The Gentle Rise of Non-Linear Editing in Coming-of-Age Stories
Out of Order: Non-Linear Editing and the Coming-of-Age Story
The coming-of-age narrative has always been about the gap between past and present — the adult understanding that was unavailable to the adolescent experiencing the events being recalled. Non-linear storytelling, which uses temporal displacement to create irony and resonance between scenes, is in many ways a natural structural match for this subject matter. What has changed in recent years is the sophistication with which directors have used this alignment, particularly in television, where the multi-episode form allows more complex temporal architectures than feature film typically supports.
Euphoria and the Fragmented Self
Sam Levinson's Euphoria (HBO, 2019–present) uses non-linear structure not as an organizing narrative device but as a reflection of the fractured interiority of its protagonist, Rue (Zendaya). Episodes regularly move between Rue's current experience, her remembered past, her fantasized alternatives, and extended formal sequences (the theatrical musical number in season two's third episode, for instance) that operate outside conventional narrative time entirely.
The show's visual style — cinematographer Marcell Rév's use of extreme close-ups, saturated color, and camera movements that reflect emotional rather than physical geography — combines with this temporal instability to produce a viewing experience that is deliberately disorienting. This disorientation is thematic: the show is about adolescent consciousness as it is actually experienced (nonlinear, image-saturated, emotionally overwhelming) rather than as it is organized in retrospective adult narrative.
Zendaya won back-to-back Emmy Awards for Outstanding Lead Actress in a Drama Series in 2022 and 2023, becoming the youngest two-time winner of the award at 26.
Bo Burnham's Eighth Grade
Bo Burnham's Eighth Grade (2018) is, structurally, more linear than Euphoria — it follows its protagonist Kayla (Elsie Fisher, in a performance that earned her a Golden Globe nomination) through a single week of eighth grade in a largely chronological progression. But the film's relationship to time is complicated by its use of Kayla's self-produced YouTube videos, which address a future self who will have resolved the problems the film depicts, and by the gap between the confidence these videos project and the reality the rest of the film shows.

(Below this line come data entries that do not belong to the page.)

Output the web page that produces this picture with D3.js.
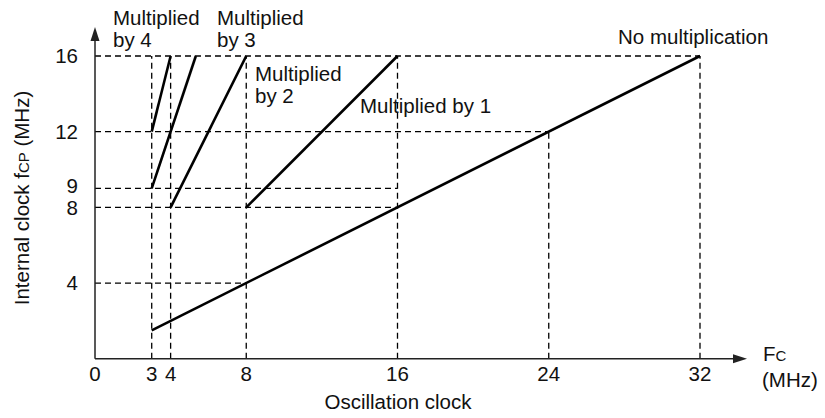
<!DOCTYPE html>
<html>
<head>
<meta charset="utf-8">
<script src="https://cdn.jsdelivr.net/npm/d3@7"></script>
<style>
  html, body { margin: 0; padding: 0; background: #fff; }
  svg { display: block; font-family: "Liberation Sans", Arial, Helvetica, sans-serif; }
</style>
</head>
<body>
<svg id="chart" width="825" height="418"></svg>
<script>
// Oscillation clock Fc (MHz) vs internal clock fCP (MHz) per multiplication mode
const modes      = ["No multiplication", "Multiplied by 1", "Multiplied by 2", "Multiplied by 3", "Multiplied by 4"];
const startFc    = [3, 8, 4, 3, 3];
const startFcp   = [1.5, 8, 8, 9, 12];
const endFc      = [32, 16, 8, 16 / 3, 4];
const endFcp     = [16, 16, 16, 16, 16];

// Axis tick labels
const xTicks = [0, 3, 4, 8, 16, 24, 32];
const yTicks = [4, 8, 9, 12, 16];

// Dashed reference lines: horizontal (fCP level, up to Fc) and vertical (Fc value, up to fCP)
const hGuideFcp = [16, 12, 9, 8, 4];
const hGuideToFc = [32, 24, 16, 16, 8];
const vGuideFc = [3, 4, 8, 16, 24, 32];
const vGuideToFcp = [16, 16, 16, 16, 12, 16];

const svg = d3.select("#chart");
const FONT = 20.5;
const SUB = 15;
const axisColor = "#222";

const x = d3.scaleLinear().domain([0, 32]).range([95, 700]);
const y = d3.scaleLinear().domain([0, 16]).range([358.7, 56]);

// dashed guides
const guides = svg.append("g")
  .attr("stroke", "#000").attr("stroke-width", 1.3)
  .attr("stroke-dasharray", "6,4").attr("fill", "none");
hGuideFcp.forEach((v, i) => {
  guides.append("line")
    .attr("x1", x(0)).attr("x2", x(hGuideToFc[i]))
    .attr("y1", y(v)).attr("y2", y(v));
});
vGuideFc.forEach((v, i) => {
  guides.append("line")
    .attr("x1", x(v)).attr("x2", x(v))
    .attr("y1", y(0)).attr("y2", y(vGuideToFcp[i]));
});

// axes with arrow heads
const axes = svg.append("g").attr("stroke", axisColor).attr("stroke-width", 1.5);
axes.append("line").attr("x1", x(0)).attr("x2", x(0)).attr("y1", y(0)).attr("y2", 36);
axes.append("line").attr("x1", x(0)).attr("x2", 738).attr("y1", y(0)).attr("y2", y(0));
svg.append("path")
  .attr("d", `M${x(0)},27 L${x(0) - 4.5},41 L${x(0) + 4.5},41 Z`)
  .attr("fill", axisColor);
svg.append("path")
  .attr("d", `M747,${y(0)} L733,${y(0) - 4.5} L733,${y(0) + 4.5} Z`)
  .attr("fill", axisColor);

// tick labels (the 9 sits a little higher so it clears the 8 just below it)
svg.append("g").selectAll("text").data(xTicks).join("text")
  .attr("x", d => x(d)).attr("y", 381)
  .attr("text-anchor", "middle").attr("font-size", FONT).attr("fill", "#111")
  .text(d => d);
svg.append("g").selectAll("text").data(yTicks).join("text")
  .attr("x", 78).attr("y", d => y(d) + (d === 9 ? -3 : 0))
  .attr("dy", "0.35em")
  .attr("text-anchor", "end").attr("font-size", FONT).attr("fill", "#111")
  .text(d => d);

// characteristic lines
svg.append("g").selectAll("line").data(modes).join("line")
  .attr("x1", (d, i) => x(startFc[i])).attr("y1", (d, i) => y(startFcp[i]))
  .attr("x2", (d, i) => x(endFc[i])).attr("y2", (d, i) => y(endFcp[i]))
  .attr("stroke", "#000").attr("stroke-width", 2.6).attr("stroke-linecap", "butt");

// line annotations
const annot = [
  { lines: ["Multiplied", "by 4"], px: 113, py: 25 },
  { lines: ["Multiplied", "by 3"], px: 217, py: 25 },
  { lines: ["Multiplied", "by 2"], px: 255, py: 81 },
  { lines: ["Multiplied by 1"], px: 360, py: 113 },
  { lines: ["No multiplication"], px: 618, py: 44 }
];
annot.forEach(a => {
  const t = svg.append("text").attr("font-size", FONT).attr("fill", "#111");
  a.lines.forEach((s, k) => {
    t.append("tspan").attr("x", a.px).attr("y", a.py + k * 22).text(s);
  });
});

// axis titles
svg.append("text")
  .attr("x", 398).attr("y", 409)
  .attr("text-anchor", "middle").attr("font-size", FONT).attr("fill", "#111")
  .text("Oscillation clock");

const fc = svg.append("text").attr("x", 763).attr("y", 361)
  .attr("font-size", FONT).attr("fill", "#111");
fc.append("tspan").text("F");
fc.append("tspan").attr("font-size", SUB).text("C");
svg.append("text").attr("x", 762).attr("y", 387)
  .attr("font-size", FONT).attr("fill", "#111").text("(MHz)");

const yl = svg.append("text")
  .attr("transform", "translate(29,198) rotate(-90)")
  .attr("text-anchor", "middle").attr("font-size", FONT).attr("fill", "#111");
yl.append("tspan").text("Internal clock f");
yl.append("tspan").attr("font-size", SUB).text("CP");
yl.append("tspan").text(" (MHz)");
</script>
</body>
</html>
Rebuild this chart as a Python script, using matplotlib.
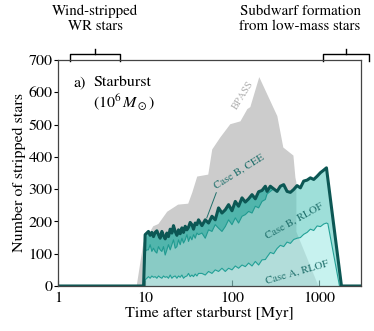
import numpy as np
import matplotlib
matplotlib.use('Agg')
import matplotlib.pyplot as plt

plt.rcParams['font.family'] = ['STIXGeneral', 'DejaVu Serif']
plt.rcParams['mathtext.fontset'] = 'stix'

# --- data (time in Myr, number of stripped stars) ---
t_grid = [10.0, 10.46, 10.91, 11.41, 11.94, 12.46, 13.03, 13.63, 14.22, 14.87,
          15.56, 16.23, 16.98, 17.76, 18.52, 19.38, 20.27, 21.15, 22.12, 23.14,
          24.14, 25.25, 26.41, 27.55, 28.83, 30.15, 31.45, 32.89, 34.41, 35.91,
          37.55, 39.28, 40.98,
          44.85, 48.93, 53.41, 58.44, 63.76, 69.58, 76.14, 83.08, 90.70, 99.22,
          108.3, 118.1, 129.3, 141.1, 154.0, 168.4, 183.8, 200.6, 219.5, 239.5,
          250.6, 273.4, 298.4, 326.5, 356.2, 388.9, 425.3, 464.2, 506.5, 554.2,
          604.7, 659.9, 722.2, 788.0, 860.2, 941.0, 1027, 1121, 1204]

total = [159, 164, 169, 157, 166, 153, 166, 171, 159, 148, 169, 156, 146, 164, 153,
         176, 164, 187, 169, 157, 174, 162, 180, 166, 185, 174, 182, 197, 190, 176,
         195, 190, 205,
         187, 205, 195, 216, 205, 242, 226, 236, 252, 233, 262, 247, 273, 260, 270,
         283, 270, 292, 296, 309,
         293, 309, 301, 293, 309, 314, 293, 290, 299, 311, 304, 325, 328, 335, 330,
         340, 351, 359, 366]

case_b_rlof = [107, 112, 112, 128, 107, 117, 107, 102, 122, 112, 107, 122, 96, 112, 128,
               112, 128, 143, 117, 122, 143, 128, 148, 133, 143, 159, 138, 153, 143, 159,
               148, 164, 159,
               164, 148, 174, 169, 190, 179, 169, 184, 205, 190, 211, 195, 216, 221, 231,
               226, 247, 242, 262, 268,
               285, 293, 301, 293, 309, 314, 293, 290, 299, 311, 304, 325, 328, 335, 330,
               340, 351, 359, 366]

case_a_rlof = [19, 24, 29, 24, 31, 27, 29, 24, 31, 27, 24, 31, 27, 29, 24, 34, 24, 29,
               31, 24, 31, 27, 34, 24, 29, 31, 39, 29, 34, 29, 37, 31, 39,
               39, 34, 45, 39, 50, 45, 55, 45, 55, 50, 62, 55, 65, 60, 71, 62, 76, 65,
               81, 82,
               90, 104, 100, 116, 126, 122, 136, 132, 144, 148, 150, 160, 166, 176, 172,
               186, 184, 192, 195]

# onset and cut-off of the populations
t_start = [9.6]
t_end_b = [1790]
t_end_a = [1250, 1700]
n_end_a = [193, 0]

bpass_t = [8.0, 9.55, 12.4, 14.2, 17.9, 23.9, 31.2, 34.7, 39.6, 53, 58.9, 72.8,
           94.8, 124, 149, 161, 204, 329, 385, 503, 530, 544, 544, 975]
bpass_n = [0, 134, 185, 192, 230, 252, 255, 289, 339, 345, 423, 460, 501, 510,
           548, 554, 647, 526, 429, 404, 336, 321, 168, 0]

# --- build curves ---
tt = np.array(t_start + t_grid + t_end_b)
tot = np.array([0] + total + [0])
bb = np.array([0] + case_b_rlof + [0])
ta = np.array(t_start + t_grid + t_end_a)
aa = np.array([0] + case_a_rlof + n_end_a)

fig = plt.figure(figsize=(3.74, 3.31), dpi=100)
ax = fig.add_axes([58 / 374, 1 - 286 / 331, 303 / 374, 226 / 331])

ax.fill(bpass_t, bpass_n, color='#cccccc', lw=0, zorder=1)

# bands (semi-transparent so the BPASS shape shows through)
ax.fill(np.concatenate([tt, tt[::-1]]), np.concatenate([tot, bb[::-1]]),
        color='#00a698', alpha=0.6, lw=0, zorder=2)
ax.fill(np.concatenate([tt, ta[::-1]]), np.concatenate([bb, aa[::-1]]),
        color='#5dcbc1', alpha=0.6, lw=0, zorder=2)
ax.fill(ta, aa, color='#a2eae5', alpha=0.6, lw=0, zorder=2)

ax.plot(ta, aa, color='#21a096', lw=0.8, zorder=3)
ax.plot(tt, bb, color='#1f9a90', lw=0.8, zorder=3)
ax.plot([1] + list(tt) + [3000], [0] + list(tot) + [0], color='#0c5754', lw=2.2,
        zorder=4, solid_joinstyle='round')

ax.set_xscale('log')
ax.set_xlim(1, 3000)
ax.set_ylim(0, 700)
ax.set_xticks([1, 10, 100, 1000])
ax.set_xticklabels(['1', '10', '100', '1000'])
ax.xaxis.set_minor_locator(matplotlib.ticker.NullLocator())
ax.set_yticks(range(0, 701, 100))
ax.tick_params(axis='x', direction='in', length=4, labelsize=11.5, pad=4)
ax.tick_params(axis='y', direction='out', length=3, labelsize=11.5, pad=1)
for s in ax.spines.values():
    s.set_color('#444444')
    s.set_linewidth(0.9)
    s.set_zorder(5)

ax.set_xlabel('Time after starburst [Myr]', fontsize=11.5, labelpad=1)
ax.set_ylabel('Number of stripped stars', fontsize=11.5, labelpad=2)

# labels
ax.text(0.05, 0.93, 'a)', transform=ax.transAxes, fontsize=11.5, va='top')
ax.text(0.115, 0.93, 'Starburst', transform=ax.transAxes, fontsize=11.5, va='top')
ax.text(0.115, 0.86, r'$(10^6\,M_\odot)$', transform=ax.transAxes, fontsize=11.5, va='top')
ax.text(132, 590, 'BPASS', rotation=58, color='#b0b0b0', fontsize=7.5,
        ha='center', va='center', zorder=6)
ax.text(119, 355, 'Case B, CEE', rotation=32, color='#1f6f6b', fontsize=7.8,
        ha='center', va='center', zorder=6)
ax.plot([65.5, 51], [289, 211], color='#1f6f6b', lw=0.7, zorder=6)
ax.text(516, 202, 'Case B, RLOF', rotation=29, color='#1f6f6b', fontsize=7.8,
        ha='center', va='center', zorder=6)
ax.text(554, 45, 'Case A, RLOF', rotation=16, color='#1f6f6b', fontsize=7.8,
        ha='center', va='center', zorder=6)

# brackets above the axes
for x0, x1 in [(1.37, 5.16), (1107, 3660)]:
    xm = 10 ** ((np.log10(x0) + np.log10(x1)) / 2)
    ax.plot([x0, x0, x1, x1], [697, 719, 719, 697], color='black', lw=1.0, clip_on=False)
    ax.plot([xm, xm], [719, 734], color='black', lw=1.0, clip_on=False)

fig.text(95 / 374, 1 - 19 / 331, 'Wind-stripped\nWR stars', ha='center', va='center',
         fontsize=10.8, linespacing=1.15)
fig.text(300 / 374, 1 - 19 / 331, 'Subdwarf formation\nfrom low-mass stars', ha='center',
         va='center', fontsize=10.8, linespacing=1.15)

fig.savefig('out.png', dpi=100)
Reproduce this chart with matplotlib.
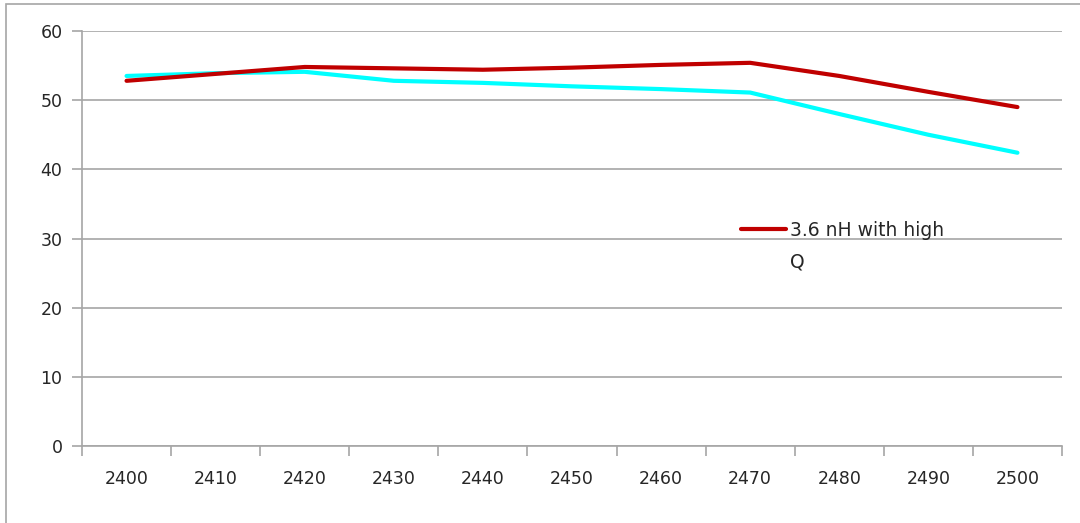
import numpy as np
import matplotlib.pyplot as plt
from matplotlib.patches import Rectangle

freqs = ['2400', '2410', '2420', '2430', '2440', '2450', '2460', '2470', '2480', '2490', '2500']
high_q = [52.8, 53.8, 54.8, 54.6, 54.4, 54.7, 55.1, 55.4, 53.5, 51.2, 49.0]
other = [53.5, 53.9, 54.1, 52.8, 52.5, 52.0, 51.6, 51.1, 48.0, 45.0, 42.4]
yticks = [0, 10, 20, 30, 40, 50, 60]

plt.rcParams['font.family'] = ['DejaVu Sans']
grey = '#A6A6A6'

fig = plt.figure(figsize=(10.8, 5.23), dpi=100)
fig.patches.append(Rectangle((6 / 1080, -0.1), 1.2, 1 - 4 / 523 + 0.1, transform=fig.transFigure,
                             fill=False, edgecolor=grey, linewidth=1.2))
ax = fig.add_axes([82 / 1080, 1 - 446 / 523, 980 / 1080, 415 / 523])

x = np.arange(len(freqs))
red_line, = ax.plot(x, high_q, color='#C00000', linewidth=3, solid_capstyle='round', zorder=3)
ax.plot(x, other, color='#00FFFF', linewidth=3, solid_capstyle='round', zorder=2)

ax.set_xlim(-0.5, len(freqs) - 0.5)
ax.set_ylim(0, 60)
ax.set_yticks(yticks)
ax.set_yticklabels([str(v) for v in yticks])
ax.yaxis.grid(True, color=grey, linewidth=1.2)
ax.set_axisbelow(True)

ax.set_xticks(np.arange(len(freqs) + 1) - 0.5)
ax.set_xticklabels([])
ax.set_xticks(x, minor=True)
ax.set_xticklabels(freqs, minor=True)
ax.tick_params(axis='x', which='major', length=7, color=grey, width=1.2, direction='out')
ax.tick_params(axis='x', which='minor', length=0, pad=17, labelsize=12.5, labelcolor='#262626')
ax.tick_params(axis='y', length=7, color=grey, width=1.2, pad=7, labelsize=12.5, labelcolor='#262626')

for side in ['top', 'right']:
    ax.spines[side].set_visible(False)
for side in ['left', 'bottom']:
    ax.spines[side].set_color(grey)
    ax.spines[side].set_linewidth(1.2)

ax.legend([red_line], ['3.6 nH with high'], loc='upper left', bbox_to_anchor=(659 / 980, (446 - 221) / 415),
          frameon=False, fontsize=13.5, handlelength=2.4, handletextpad=0.2, borderaxespad=0,
          borderpad=0, labelcolor='#262626')
ax.text(708 / 980, (446 - 262) / 415, 'Q', transform=ax.transAxes, fontsize=13.5, color='#262626',
        va='center', ha='left')

fig.savefig('out.png', dpi=100)
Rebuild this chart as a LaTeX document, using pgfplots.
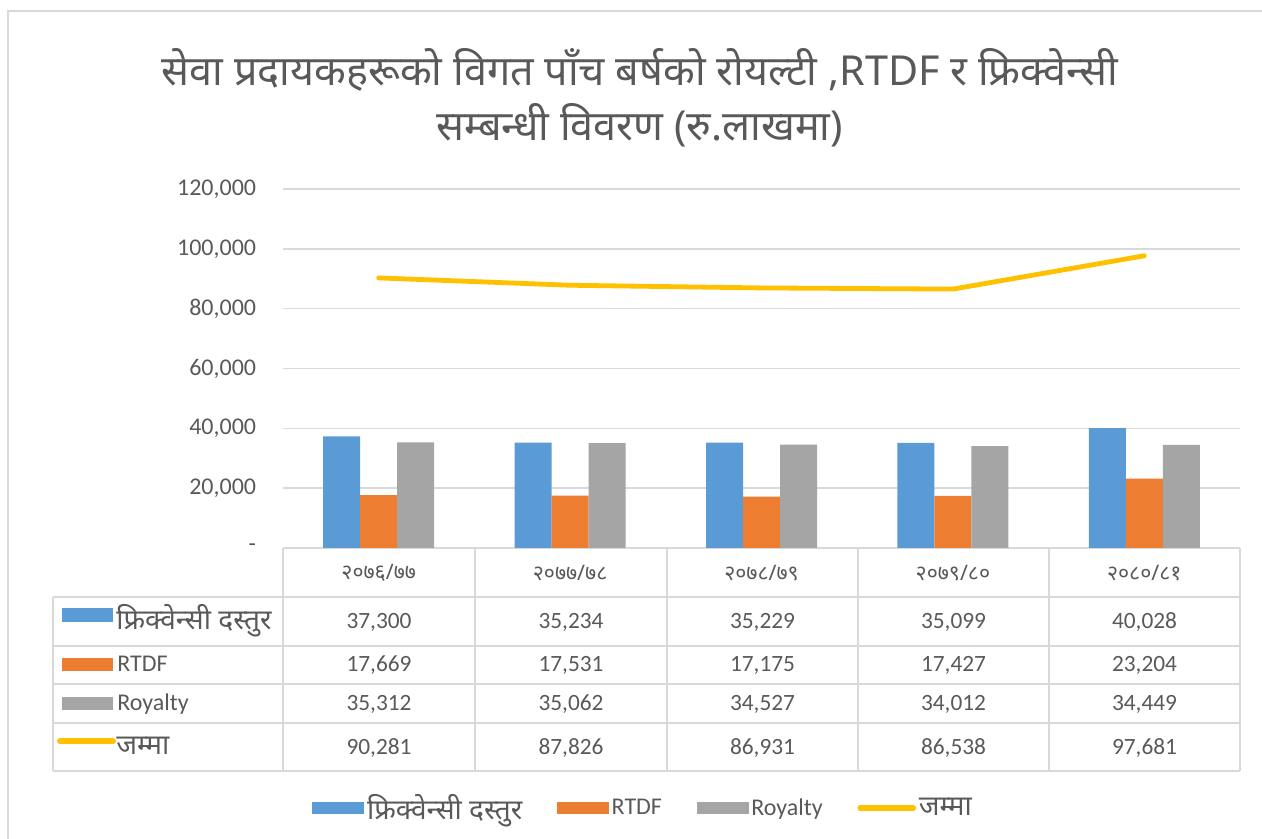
\documentclass[border=0pt]{standalone}
\usepackage{pgfplots}
\usepackage{pgfplotstable}
\pgfplotsset{compat=1.18}
\usepackage{fontspec}
\setmainfont{Carlito}
\newfontfamily\dev[Script=Devanagari]{Noto Sans}

\definecolor{blueC}{HTML}{5B9BD5}
\definecolor{orangeC}{HTML}{ED7D31}
\definecolor{grayC}{HTML}{A5A5A5}
\definecolor{yellowC}{HTML}{FFC000}
\definecolor{txt}{HTML}{595959}
\definecolor{gridC}{HTML}{D9D9D9}

% values (lakh rupees)
\pgfplotstableread{
x freq rtdf roy total
0 37300 17669 35312 90281
1 35234 17531 35062 87826
2 35229 17175 34527 86931
3 35099 17427 34012 86538
4 40028 23204 34449 97681
}\datatable

\pgfplotsset{
  mybar/.style={ybar, bar width=27.75pt, fill=#1, draw=none,
    legend image code/.code={\fill[#1] (0pt,-4.3pt) rectangle (39pt,4.3pt);}},
}
\newcommand\cellnum[1]{\pgfmathprintnumber[fixed, precision=0, assume math mode=true, 1000 sep={,}]{#1}}

\begin{document}
\begin{tikzpicture}
% pixel grid: 1px = 0.75pt, origin top left
\begin{scope}[x=0.75pt,y=-0.75pt,yshift=628.5pt]
  \path[use as bounding box] (0,0) rectangle (1262,838);
  \draw[gridC, line width=1.5pt] (8,900) -- (8,11) -- (1300,11);

  % title
  \node[anchor=base, text=txt, font=\dev\fontsize{31}{36}\selectfont] at (640,86)
    {सेवा प्रदायकहरूको विगत पाँच बर्षको रोयल्टी ,RTDF र फ्रिक्वेन्सी};
  \node[anchor=base, text=txt, font=\dev\fontsize{31}{36}\selectfont] at (640,141)
    {सम्बन्धी विवरण (रु.लाखमा)};

  % data table grid
  \begin{scope}[gridC, line width=1.3pt]
    \draw (283,548) -- (283,771);
    \foreach \xx in {475,667,858,1049,1240} \draw (\xx,548) -- (\xx,771);
    \draw (53,597) -- (53,771);
    \foreach \yy in {597,646,684,723,771} \draw (53,\yy) -- (1240,\yy);
  \end{scope}

  % row keys and labels
  \fill[blueC] (62,608) rectangle (113,622);
  \fill[orangeC] (62,658) rectangle (113,671);
  \fill[grayC] (62,697) rectangle (113,710);
  \draw[yellowC, line width=4.5pt, line cap=round] (60,741) -- (113,741);
  \begin{scope}[text=txt]
    \node[anchor=base west, inner sep=0pt, font=\dev\fontsize{21}{24}\selectfont] at (116,630) {फ्रिक्वेन्सी दस्तुर};
    \node[anchor=base west, inner sep=0pt, font=\fontsize{18}{20}\selectfont] at (117,672) {RTDF};
    \node[anchor=base west, inner sep=0pt, font=\fontsize{18}{20}\selectfont] at (117,711) {Royalty};
    \node[anchor=base west, inner sep=0pt, font=\dev\fontsize{21}{24}\selectfont] at (116,755) {जम्मा};
  \end{scope}

  % table values, read from the data table
  \begin{scope}[text=txt, font=\fontsize{17.5}{20}\selectfont]
    \foreach \r/\xx in {0/379,1/571,2/762.5,3/953.5,4/1144.5}{
      \pgfplotstablegetelem{\r}{freq}\of\datatable
      \node[anchor=base] at (\xx,629) {\cellnum{\pgfplotsretval}};
      \pgfplotstablegetelem{\r}{rtdf}\of\datatable
      \node[anchor=base] at (\xx,672) {\cellnum{\pgfplotsretval}};
      \pgfplotstablegetelem{\r}{roy}\of\datatable
      \node[anchor=base] at (\xx,711) {\cellnum{\pgfplotsretval}};
      \pgfplotstablegetelem{\r}{total}\of\datatable
      \node[anchor=base] at (\xx,754) {\cellnum{\pgfplotsretval}};
    }
  \end{scope}
\end{scope}

\begin{axis}[
  at={(212.25pt,217.5pt)}, anchor=south west,
  scale only axis,
  width=717.75pt, height=269.25pt,
  xmin=-0.5, xmax=4.5,
  ymin=0, ymax=120000,
  ytick={0,20000,40000,60000,80000,100000,120000},
  yticklabels={-,{20,000},{40,000},{60,000},{80,000},{100,000},{120,000}},
  scaled y ticks=false,
  xtick={0,1,2,3,4},
  xticklabels={२०७६/७७,२०७७/७८,२०७८/७९,२०७९/८०,२०८०/८१},
  xticklabel style={font=\dev\fontsize{16}{18}\selectfont, text=txt, anchor=center, yshift=-18.5pt},
  yticklabel style={font=\fontsize{18}{20}\selectfont, text=txt, anchor=east, inner sep=0pt, xshift=-20pt},
  major tick length=0pt,
  axis line style={draw=none},
  ymajorgrids, grid style={gridC, line width=1.2pt},
  clip=false,
  legend columns=4,
  legend style={at={(0.3767,-0.724)}, anchor=center, draw=none, fill=none,
    font=\fontsize{18}{20}\selectfont, text=txt,
    /tikz/every even column/.append style={column sep=24pt},
    nodes={inner xsep=2pt}},
]
\addplot[mybar=blueC, bar shift=-27.75pt] table[x=x,y=freq]{\datatable};
\addlegendentry{\dev\fontsize{21}{24}\selectfont फ्रिक्वेन्सी दस्तुर}
\addplot[mybar=orangeC, bar shift=0pt] table[x=x,y=rtdf]{\datatable};
\addlegendentry{RTDF}
\addplot[mybar=grayC, bar shift=27.75pt] table[x=x,y=roy]{\datatable};
\addlegendentry{Royalty}
\addplot[sharp plot, yellowC, line width=3.6pt, line cap=round, line join=round,
  legend image code/.code={\draw[yellowC, line width=4pt, line cap=round] (0pt,0pt) -- (40pt,0pt);}]
  table[x=x,y=total]{\datatable};
\addlegendentry{\dev\fontsize{21}{24}\selectfont जम्मा}
\end{axis}
\end{tikzpicture}
\end{document}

This structural irony — the character speaking to her future self in language that presupposes growth while we simultaneously watch her failing to achieve that growth — is a form of temporal non-linearity that does not require cutting between time periods. The film is simultaneously inside Kayla's present and aware of the distance between her present and the future she is addressing. Burnham, whose background is in YouTube comedy and the theatrical confessional performance of his own specials, brought to the material a specific understanding of how adolescents use self-produced media to construct and project a preferred self.
Lady Bird and the Ordinary Non-Linear
Greta Gerwig's Lady Bird (2017, A24) uses a less formally radical non-linearity — the film covers roughly one academic year in Sacramento, California, with occasional jumps and compressions that are signaled by intertitles. Its relationship to time is less experimental than Euphoria but more self-aware than conventional coming-of-age drama: scenes end before their emotional conclusions, conversations are interrupted, and the film's final sequence — Lady Bird arriving at college in New York, briefly understanding Sacramento from a distance — achieves its resonance through accumulated compression rather than dramatic event.
The film received five Academy Award nominations including Best Picture and Best Director. Gerwig became only the fifth woman nominated for Best Director. The screenplay was nominated for Best Original Screenplay and won the Writers Guild Award for Best Original Screenplay. Its influence on subsequent coming-of-age filmmaking — in particular its approach to the ordinary family scene as emotionally sufficient dramatic material — has been substantial.
Television's Structural Advantages
The multi-episode television form allows non-linear structures that feature films cannot sustain. A film has roughly 90-120 minutes to establish a temporal architecture and navigate it coherently; a television series has seasons. Euphoria uses the episode break as a structural device — each episode can occupy a different temporal register from the previous one, and the audience can absorb the displacement over days rather than seconds. This extended canvas is one reason the most formally ambitious coming-of-age storytelling of the past decade has appeared in prestige television rather than cinema.